Check each line of the material below for "matplotlib", then copy the ones that contain it.
'''
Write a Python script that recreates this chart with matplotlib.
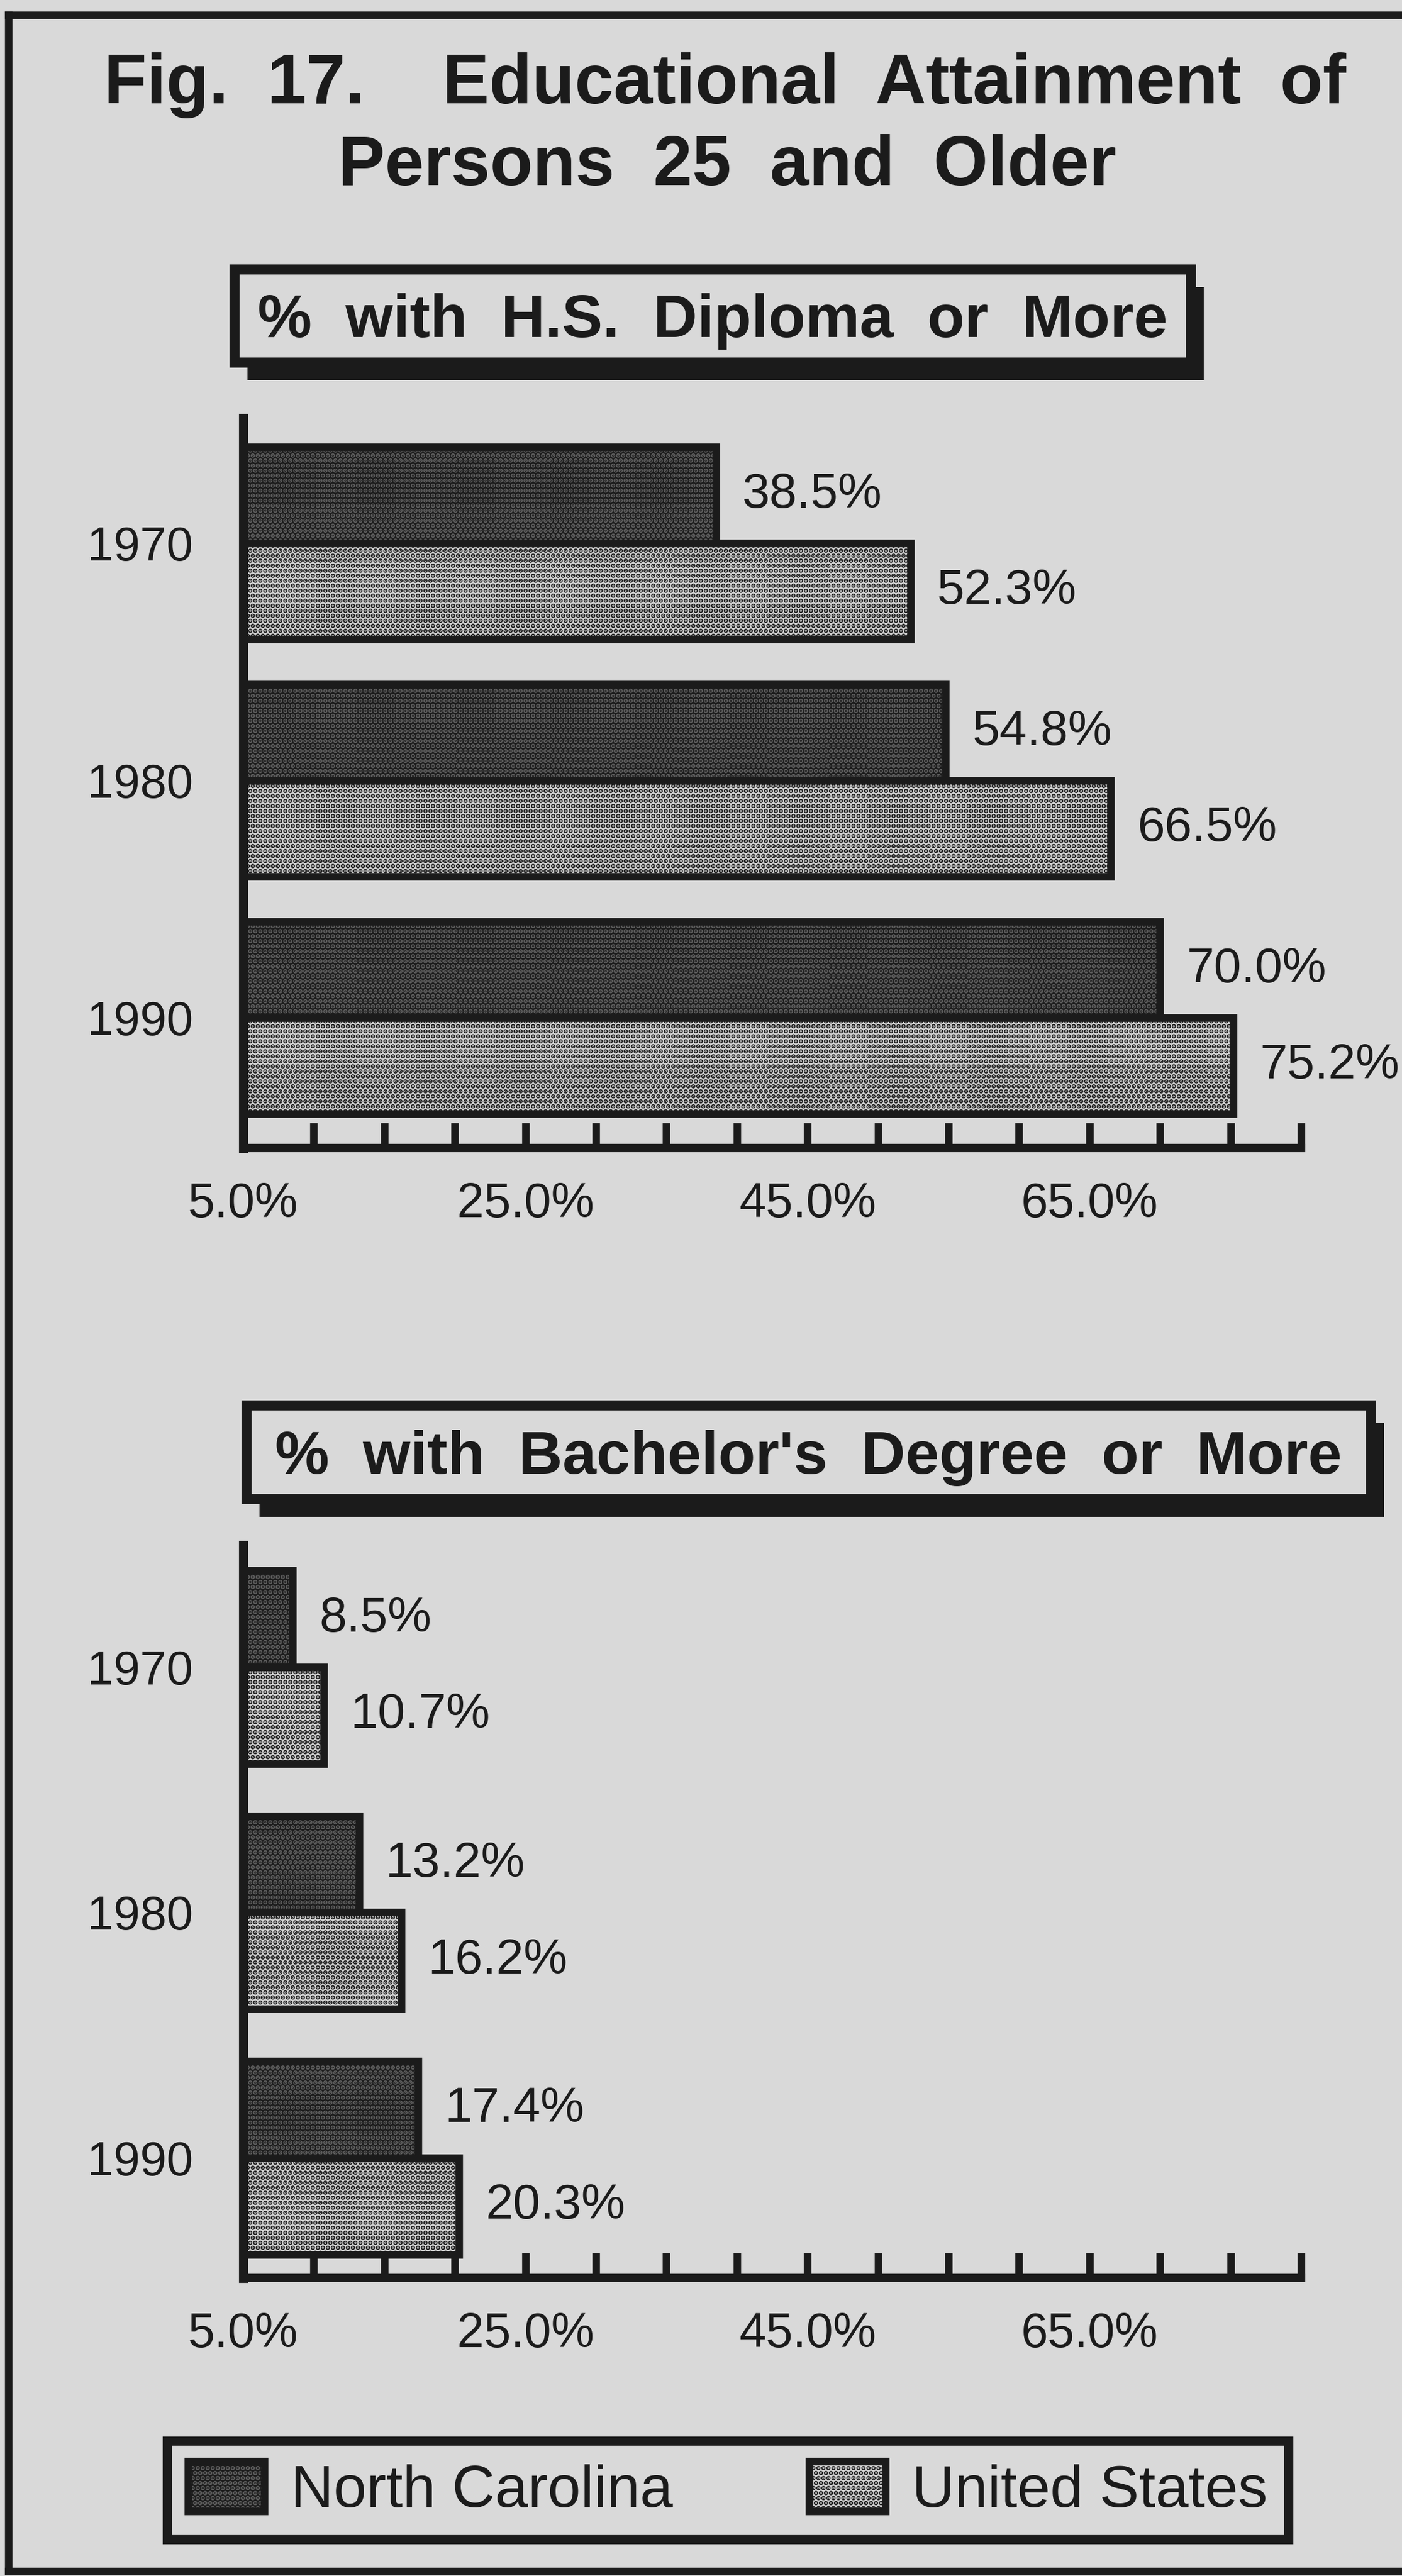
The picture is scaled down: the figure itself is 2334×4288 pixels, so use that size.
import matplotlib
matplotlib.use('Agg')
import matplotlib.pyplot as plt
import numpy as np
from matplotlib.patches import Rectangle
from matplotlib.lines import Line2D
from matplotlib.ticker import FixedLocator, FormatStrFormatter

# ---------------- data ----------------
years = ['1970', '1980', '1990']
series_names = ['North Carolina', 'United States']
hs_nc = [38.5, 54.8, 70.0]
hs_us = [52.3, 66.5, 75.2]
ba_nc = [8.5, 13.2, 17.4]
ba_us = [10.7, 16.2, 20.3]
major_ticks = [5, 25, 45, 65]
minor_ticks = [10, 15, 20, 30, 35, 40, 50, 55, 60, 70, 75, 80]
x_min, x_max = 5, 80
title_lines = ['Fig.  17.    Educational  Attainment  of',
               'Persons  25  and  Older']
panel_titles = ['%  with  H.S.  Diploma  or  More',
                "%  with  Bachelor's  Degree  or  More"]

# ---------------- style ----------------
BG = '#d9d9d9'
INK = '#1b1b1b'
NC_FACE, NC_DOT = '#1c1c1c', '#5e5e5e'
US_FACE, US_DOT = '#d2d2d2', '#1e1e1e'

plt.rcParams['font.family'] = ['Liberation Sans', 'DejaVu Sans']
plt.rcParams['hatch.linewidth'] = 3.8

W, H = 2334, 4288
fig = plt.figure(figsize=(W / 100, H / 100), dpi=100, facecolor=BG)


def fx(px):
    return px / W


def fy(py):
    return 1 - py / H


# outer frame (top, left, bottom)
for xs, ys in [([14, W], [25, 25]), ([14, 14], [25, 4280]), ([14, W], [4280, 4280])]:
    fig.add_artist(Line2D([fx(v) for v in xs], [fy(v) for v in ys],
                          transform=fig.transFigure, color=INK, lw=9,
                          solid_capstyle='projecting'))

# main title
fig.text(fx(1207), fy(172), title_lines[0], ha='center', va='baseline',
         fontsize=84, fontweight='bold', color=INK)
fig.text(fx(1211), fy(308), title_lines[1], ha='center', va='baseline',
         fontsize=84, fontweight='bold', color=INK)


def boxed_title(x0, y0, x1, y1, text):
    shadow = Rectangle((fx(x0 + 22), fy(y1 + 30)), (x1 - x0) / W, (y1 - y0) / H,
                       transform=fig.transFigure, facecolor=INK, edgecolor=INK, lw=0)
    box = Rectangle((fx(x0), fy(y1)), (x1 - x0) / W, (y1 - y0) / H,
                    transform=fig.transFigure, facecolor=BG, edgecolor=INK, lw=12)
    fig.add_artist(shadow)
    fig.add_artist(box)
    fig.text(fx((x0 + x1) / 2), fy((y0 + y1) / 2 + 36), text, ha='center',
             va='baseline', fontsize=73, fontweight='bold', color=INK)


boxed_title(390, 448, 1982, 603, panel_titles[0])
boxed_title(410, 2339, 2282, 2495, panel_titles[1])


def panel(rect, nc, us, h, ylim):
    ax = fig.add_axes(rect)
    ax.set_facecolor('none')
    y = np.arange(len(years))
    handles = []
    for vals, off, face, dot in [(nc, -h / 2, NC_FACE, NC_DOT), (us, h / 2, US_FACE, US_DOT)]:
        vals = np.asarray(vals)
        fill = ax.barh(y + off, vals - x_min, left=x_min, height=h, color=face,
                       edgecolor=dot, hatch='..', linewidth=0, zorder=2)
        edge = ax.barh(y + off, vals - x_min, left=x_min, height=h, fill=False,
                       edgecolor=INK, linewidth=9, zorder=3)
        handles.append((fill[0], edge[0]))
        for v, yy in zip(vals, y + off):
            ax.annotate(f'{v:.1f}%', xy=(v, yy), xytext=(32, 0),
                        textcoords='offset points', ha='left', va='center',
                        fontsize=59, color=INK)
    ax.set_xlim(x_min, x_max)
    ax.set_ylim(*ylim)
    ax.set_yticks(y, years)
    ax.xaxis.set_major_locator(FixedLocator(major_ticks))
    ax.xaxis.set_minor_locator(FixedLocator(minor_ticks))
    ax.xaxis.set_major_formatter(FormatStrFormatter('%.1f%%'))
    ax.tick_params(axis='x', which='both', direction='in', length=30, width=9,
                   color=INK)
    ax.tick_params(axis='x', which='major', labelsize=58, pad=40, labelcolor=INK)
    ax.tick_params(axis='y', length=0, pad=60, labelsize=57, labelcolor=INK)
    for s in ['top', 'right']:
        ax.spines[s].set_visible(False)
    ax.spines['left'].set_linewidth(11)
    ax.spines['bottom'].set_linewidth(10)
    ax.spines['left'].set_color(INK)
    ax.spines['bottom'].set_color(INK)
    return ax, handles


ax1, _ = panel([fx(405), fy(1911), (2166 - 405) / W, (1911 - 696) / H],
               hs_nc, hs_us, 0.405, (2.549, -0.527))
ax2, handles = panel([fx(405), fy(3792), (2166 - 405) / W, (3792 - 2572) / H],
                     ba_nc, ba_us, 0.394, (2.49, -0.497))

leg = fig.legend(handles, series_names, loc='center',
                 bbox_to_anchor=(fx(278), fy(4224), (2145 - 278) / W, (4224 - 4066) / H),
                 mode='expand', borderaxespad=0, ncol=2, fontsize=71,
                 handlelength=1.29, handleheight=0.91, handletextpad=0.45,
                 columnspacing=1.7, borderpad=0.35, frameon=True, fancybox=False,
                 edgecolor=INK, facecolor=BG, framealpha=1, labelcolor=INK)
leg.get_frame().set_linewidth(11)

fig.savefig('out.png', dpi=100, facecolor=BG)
'''
**RESULT:**
Write a Python script that recreates this chart with matplotlib.
import matplotlib
matplotlib.use('Agg')
import matplotlib.pyplot as plt
from matplotlib.patches import Rectangle
from matplotlib.lines import Line2D
from matplotlib.ticker import FixedLocator, FormatStrFormatter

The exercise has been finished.